Viacom Struggles with Paramount+ and Nickelodeon While Disney Pulls Away


For the past many months, it had looked like The Walt Disney Company’s Disney+ streaming service might run into serious competition as other services caught up. Now, heading into the summer of 2021, it’s increasingly apparent that Disney and Netflix are the two juggernauts, and everyone else is catching scraps. While Netflix continues to hold a tremendous lead over Disney+, the falloff until the next tier of streaming services is massive, and Viacom’s Paramount+ — which could have been Disney’s biggest competition — is floundering.

Consider that Paramount+ is available at the low, low price of just $5.00 a month, and it’s easy to see how consumers could easily pick up the service. Yet for Q2 of their fiscal year, the subscription combined with Viacom’s Showtime streaming service for only an additional 6 million subscribers. Essentially, Paramount+ has roughly one-third of Disney+ consumers.

Image Courtesy: Tech Crunch

A bigger hole is forming for Viacom, however. Whereas Paramount+ is growing slowly, their children’s programming platform, Nickelodeon, is imploding. That’s not an overstatement.

Since July of 2017, Nickelodeon’s viewership has dropped from 1.3 million average viewers per week to a June of 2021 average of only 372,000. In only four years, Nickelodeon has dropped more than two thirds of its audience. That is catastrophically bad for the cable channel, but with cable on the way out, maybe it’s not so bad? The catch here is that it is, in fact, that bad and perhaps worse, simply because Nickelodeon seems to be the primary driving force behind new subscribers to Paramount+.

ViacomCBS’ says its original programming, content from cable brands and Paramount movies drove “almost half” of Paramount+ subscriber engagement. And globally, Nickelodeon programming was an even more “significant” factor in signups and engagement. —

It’s thus easy to see why Viacom is leaning so heavily into older Nickelodeon content. Perhaps hoping to capitalize on what once worked versus what is rapidly losing audience, the company has resurrected Rugrats and iCarly (among other shows) to try to drive nostalgic fans to the service. But there are signs that Viacom has not learned any lessons and is retrofitting these old shows with the same principles that have resulted in Nickelodeon’s huge loss in ratings. Even with a show about infants, much of the headlines have been about a retconned, now-lesbian character; whatever your thoughts on that issue, it’s hard to see how a children’s show about infants is best served in advertising when the news is all about sexuality.

Nickelodeon’s latest fiasco was a Pride Month video that you can see above. Featuring a drag queen singing to prepubescents, the YouTube version was downvoted to such a degree that they’ve now hidden the ratio. It’s one thing to take a position on issues of sexuality, it’s another entirely to propagandize those issues for young children. Switch that song to any topic for which you disagree and see if would approve your children watching it.

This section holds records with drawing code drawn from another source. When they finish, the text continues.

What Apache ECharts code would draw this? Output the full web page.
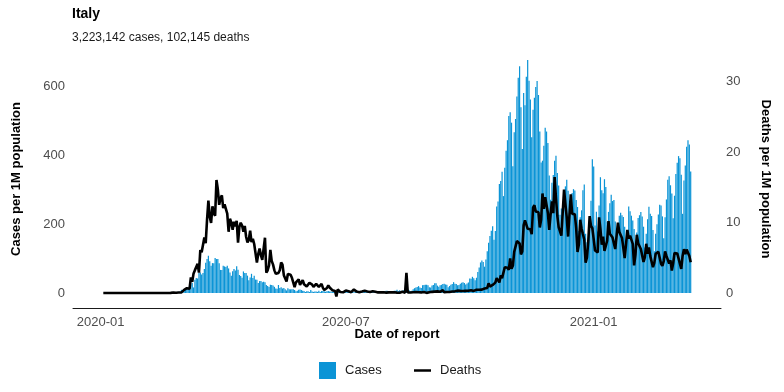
<!DOCTYPE html>
<html>
<head>
<meta charset="utf-8">
<script src="https://cdn.jsdelivr.net/npm/echarts@6/dist/echarts.min.js"></script>
<style>
html,body{margin:0;padding:0;background:#fff;}
#chart{width:784px;height:392px;}
</style>
</head>
<body>
<div id="chart"></div>
<script>
// ---- data (daily reported counts, Italy) ----
const POP_MILLIONS = 60.46;
const firstDay = [2020, 0, 3];           // 2020-01-03
const axisStart = [2019, 11, 12];        // padding start of x axis
const axisDays = 481;                    // 2019-12-12 .. 2021-04-05
const xTickLabels = ['2020-01', '2020-07', '2021-01'];
const leftTicks = [0, 200, 400, 600];
const rightTicks = [0, 10, 20, 30];

const dailyCases = [
  // 2020-01 (from 3rd)
  0,0,0,0,0,0,0,0,0,0, 0,0,0,0,0,0,0,0,0,0, 0,0,0,0,0,0,0,0, 2,
  // 2020-02
  0,0,0,0,0,1, 0,0,0,0,0,0,0,0,0,0,0,0,0,0, 17,62,76,74,93,131,202,233,240,
  // 2020-03
  566,342,466,587,769,778,1247,1492,1797,977,2313,2651,2547,3497,3590,3233,3526,4207,5322,5986,6557,5560,4789,5249,5210,6153,5959,5974,5217,4050,4053,
  // 2020-04
  4782,4668,4585,4805,4316,3599,3039,3836,4204,3951,4694,4092,3153,2972,2667,3786,3493,3491,3047,2256,2729,3370,2646,3021,2357,2324,1739,2091,2086,1872,
  // 2020-05
  1965,1900,1389,1221,1075,1444,1401,1327,1083,802,744,1402,888,992,789,875,675,451,813,665,642,652,669,531,300,397,584,593,516,416,355,
  // 2020-06
  178,318,321,177,518,270,197,280,283,202,379,163,346,338,301,210,329,333,251,262,224,218,122,190,296,259,175,174,126,142,
  // 2020-07
  187,201,223,235,192,208,138,193,229,276,188,234,169,114,162,230,233,249,219,218,129,282,306,252,275,255,170,181,212,289,386,
  // 2020-08
  379,295,239,159,190,384,402,552,347,463,259,412,481,523,574,629,479,320,403,642,845,947,1071,1210,953,878,1367,1411,1460,1444,1365,
  // 2020-09
  996,978,1326,1397,1733,1695,1297,1108,1370,1434,1597,1616,1501,1458,1008,1229,1452,1585,1907,1638,1587,1350,1392,1640,1786,1869,1766,1494,1648,1851,
  // 2020-10
  2548,2499,2844,2578,2257,2677,3678,4458,5372,5724,5456,4619,5901,7332,8804,10010,10925,11705,9338,10874,15199,16079,19143,19644,21273,17012,21994,24991,26831,31084,31758,
  // 2020-11
  29907,22253,28244,30550,34505,37809,39811,32616,25271,35098,32961,37978,40902,37255,33979,27354,32191,34283,36176,37242,34767,28337,22930,23232,25853,29003,28352,26323,20648,16377,
  // 2020-12
  19350,20709,23225,24099,21052,18887,13720,14842,12756,16999,18727,19903,17938,12030,14844,17572,18236,17992,16308,15104,10872,13318,14522,18040,19037,10407,8913,8585,11212,16202,23477,
  // 2021-01
  22211,11831,14245,10800,15378,20331,18020,17533,19978,18627,12532,14242,15774,17246,16146,16310,12545,8824,10497,13571,14078,13633,13331,11629,8561,10593,15204,14372,13574,12715,11252,
  // 2021-02
  7925,10630,13189,13659,14218,13442,11641,7970,10404,12956,15146,13908,13532,11068,7351,10386,12074,13762,15479,15370,13452,9630,13314,16424,19886,20499,18916,17455,
  // 2021-03
  13114,17083,20884,22865,24036,23641,20765,13902,19749,22409,25673,26824,26062,21315
];

const dailyDeaths = [
  // 2020-01 (from 3rd)
  0,0,0,0,0,0,0,0,0,0, 0,0,0,0,0,0,0,0,0,0, 0,0,0,0,0,0,0,0,0,
  // 2020-02
  0,0,0,0,0,0,0,0,0,0, 0,0,0,0,0,0,0,0,0,0, 1,1,1,4,3,2,5,4,8,
  // 2020-03
  5,18,27,28,41,49,36,133,97,168,196,189,250,175,368,349,345,475,427,627,793,651,601,743,683,662,969,889,756,812,837,
  // 2020-04
  727,760,766,681,525,636,604,542,610,570,619,431,566,602,578,525,575,482,433,454,534,437,464,420,415,260,333,382,323,285,
  // 2020-05
  269,474,174,195,236,369,274,243,194,165,179,172,195,262,242,153,145,99,162,161,156,130,119,50,92,78,117,70,87,111,75,
  // 2020-06
  60,55,71,88,85,72,53,65,79,71,53,56,78,44,26,34,43,66,47,49,24,23,18,-30,30,30,8,24,6,23,
  // 2020-07
  21,30,15,21,7,8,30,15,12,12,7,7,13,17,20,11,13,11,9,13,15,17,11,10,5,5,5,11,6,5,3,
  // 2020-08
  3,5,5,5,10,6,3,3,13,2,6,10,6,3,172,4,7,4,6,7,3,9,4,7,4,5,13,9,5,1,4,
  // 2020-09
  6,8,10,16,12,7,14,10,10,10,24,6,14,9,14,9,10,13,24,14,14,20,17,18,20,17,16,18,24,19,
  // 2020-10
  24,23,27,18,16,28,31,28,28,29,26,39,41,43,83,55,47,69,73,89,127,136,91,151,128,141,221,205,217,199,297,
  // 2020-11
  208,233,353,352,445,446,425,331,356,580,623,636,550,544,546,504,731,753,699,699,692,562,630,853,722,822,827,686,541,672,
  // 2020-12
  785,684,993,814,662,564,528,491,499,887,761,649,484,491,846,680,683,674,553,352,415,628,553,505,459,261,305,445,659,575,555,
  // 2021-01
  462,364,347,348,649,548,414,483,361,361,448,616,507,522,475,477,377,377,603,524,521,472,488,299,420,541,467,492,477,421,237,
  // 2021-02
  329,499,426,421,377,385,266,307,422,336,391,316,311,221,258,336,347,353,347,251,232,274,356,318,308,253,280,192,
  // 2021-03
  255,343,347,339,297,307,207,318,376,332,373,380,317,264
];

// ---- helpers ----
function fmt(d){
  const m = d.getMonth()+1, day = d.getDate();
  return d.getFullYear() + '-' + (m<10?'0':'') + m + '-' + (day<10?'0':'') + day;
}
const categories = [];
{
  const d = new Date(axisStart[0], axisStart[1], axisStart[2]);
  for (let i = 0; i < axisDays; i++) { categories.push(fmt(d)); d.setDate(d.getDate()+1); }
}
const dataDates = [];
{
  const d = new Date(firstDay[0], firstDay[1], firstDay[2]);
  for (let i = 0; i < dailyCases.length; i++) { dataDates.push(fmt(d)); d.setDate(d.getDate()+1); }
}
const casesSeries = dataDates.map((dt, i) => [dt, dailyCases[i] / POP_MILLIONS]);
const deathsSeries = dataDates.map((dt, i) => [dt, dailyDeaths[i] / POP_MILLIONS]);

// layout: value 0 sits at y=293, axis line at y=308, plot top at y=50
const TOP = 50, ZERO_Y = 293, AXIS_Y = 308;
const leftPx = 206.6 / 600, rightPx = 211.6 / 30;
const leftMin = -(AXIS_Y - ZERO_Y) / leftPx, leftMax = (ZERO_Y - TOP) / leftPx;
const rightMin = -(AXIS_Y - ZERO_Y) / rightPx, rightMax = (ZERO_Y - TOP) / rightPx;

const BLUE = '#0b94d6';
const chart = echarts.init(document.getElementById('chart'), null, {renderer: 'canvas'});
chart.setOption({
  animation: false,
  backgroundColor: '#ffffff',
  textStyle: {fontFamily: 'Liberation Sans, Arial, sans-serif'},
  title: {
    text: 'Italy',
    subtext: '3,223,142 cases, 102,145 deaths',
    left: 72, top: 7, itemGap: 11, padding: 0,
    textStyle: {fontSize: 14, fontWeight: 'bold', color: '#000'},
    subtextStyle: {fontSize: 12, color: '#1a1a1a'}
  },
  grid: {left: 73, right: 63, top: TOP, bottom: 392 - AXIS_Y, containLabel: false},
  xAxis: {
    type: 'category',
    data: categories,
    axisLine: {show: true, onZero: false, lineStyle: {color: '#1a1a1a', width: 1}},
    axisTick: {show: false},
    axisLabel: {
      color: '#4d4d4d', fontSize: 13, margin: 8,
      interval: (idx, val) => xTickLabels.includes(val.slice(0, 7)) && val.slice(8) === '01',
      formatter: v => v.slice(0, 7)
    },
    name: 'Date of report',
    nameLocation: 'middle', nameGap: 20, nameMoveOverlap: false,
    nameTextStyle: {fontSize: 13, fontWeight: 'bold', color: '#000'},
    splitLine: {show: false}
  },
  yAxis: [
    {
      type: 'value', min: leftMin, max: leftMax,
      axisLine: {show: false}, axisTick: {show: false}, splitLine: {show: false},
      axisLabel: {color: '#4d4d4d', fontSize: 13, margin: 8, customValues: leftTicks,
        formatter: v => String(Math.round(v))},
      name: 'Cases per 1M population', nameLocation: 'middle', nameGap: 50, nameRotate: 90,
      nameTextStyle: {fontSize: 13, fontWeight: 'bold', color: '#000'}
    },
    {
      type: 'value', min: rightMin, max: rightMax, position: 'right',
      axisLine: {show: false}, axisTick: {show: false}, splitLine: {show: false},
      axisLabel: {color: '#4d4d4d', fontSize: 13, margin: 5, customValues: rightTicks,
        formatter: v => String(Math.round(v))},
      name: 'Deaths per 1M population', nameLocation: 'middle', nameGap: 38, nameRotate: -90,
      nameTextStyle: {fontSize: 13, fontWeight: 'bold', color: '#000'}
    }
  ],
  graphic: [
    {type: 'rect', shape: {x: 319, y: 362, width: 17, height: 17}, style: {fill: BLUE}},
    {type: 'text', x: 345, y: 370.5, style: {text: 'Cases', fill: '#1a1a1a', font: '13px Liberation Sans, Arial, sans-serif', verticalAlign: 'middle', align: 'left'}},
    {type: 'line', shape: {x1: 414, y1: 370.5, x2: 431, y2: 370.5}, style: {stroke: '#000', lineWidth: 2.5}},
    {type: 'text', x: 440, y: 370.5, style: {text: 'Deaths', fill: '#1a1a1a', font: '13px Liberation Sans, Arial, sans-serif', verticalAlign: 'middle', align: 'left'}}
  ],
  series: [
    {
      name: 'Cases', type: 'bar', yAxisIndex: 0,
      data: casesSeries,
      barCategoryGap: '10%',
      itemStyle: {color: BLUE}
    },
    {
      name: 'Deaths', type: 'line', yAxisIndex: 1,
      data: deathsSeries,
      showSymbol: false, symbol: 'none',
      lineStyle: {color: '#000', width: 2.6},
      itemStyle: {color: '#000'}
    }
  ]
});
</script>
</body>
</html>
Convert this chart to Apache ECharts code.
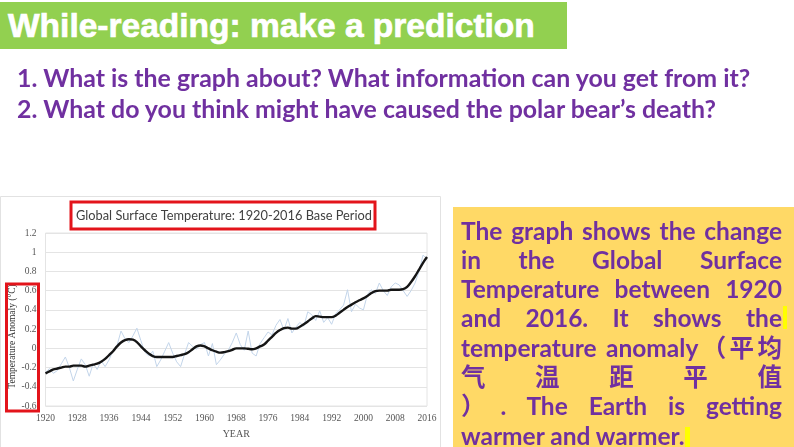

Meanwhile, Disney has also struggled as of late with growing their streaming service, but for different reasons. One of the hard lessons for major corporations getting into streaming is that there are new positives and negatives that must be navigated. Yes, it’s great to have that constant revenue flow. No, it’s not fun to have all your content harmed when one mistake is make within a single studio. Case in point, Disney suffered mightily after screwing up their Gina Carano situation. It wasn’t just Star Wars that was harmed – subscribers jettisoned the whole service.

Gina Carano at Star Wars the Mandalorian event

But for Disney, the news is relatively good going into their third quarter. While we expect Disney to continue to fall below internal expectations, our own analysis of data is showing their new series Loki to be formidable. Already the show has generated more interest than Wandavision’s opening, and the overall reviews for the premiere are tremendous. The show has avoided the controversies that many new content additions seem eager to garner, and the story itself appears timeless. That doesn’t mean Loki will be fantastic, or end in a way that buoys Disney+ subscription numbers, but it’s a great start for the new show.

Shows like Loki are why Disney+ might just be able to keep services like Paramount+ far at bay. For all the criticisms at Disney over their handling of social issues, at least they’re doing better than Viacom. There’s still the major issue of China for Disney in a way that Viacom doesn’t have to navigate, but it’s difficult to forecast how that will all progress. Now we’ll just have to wait and see if Viacom will follow Disney’s suit in deleting their cable channels over the next year. For Nickelodeon, it might actually be time to bury the slime.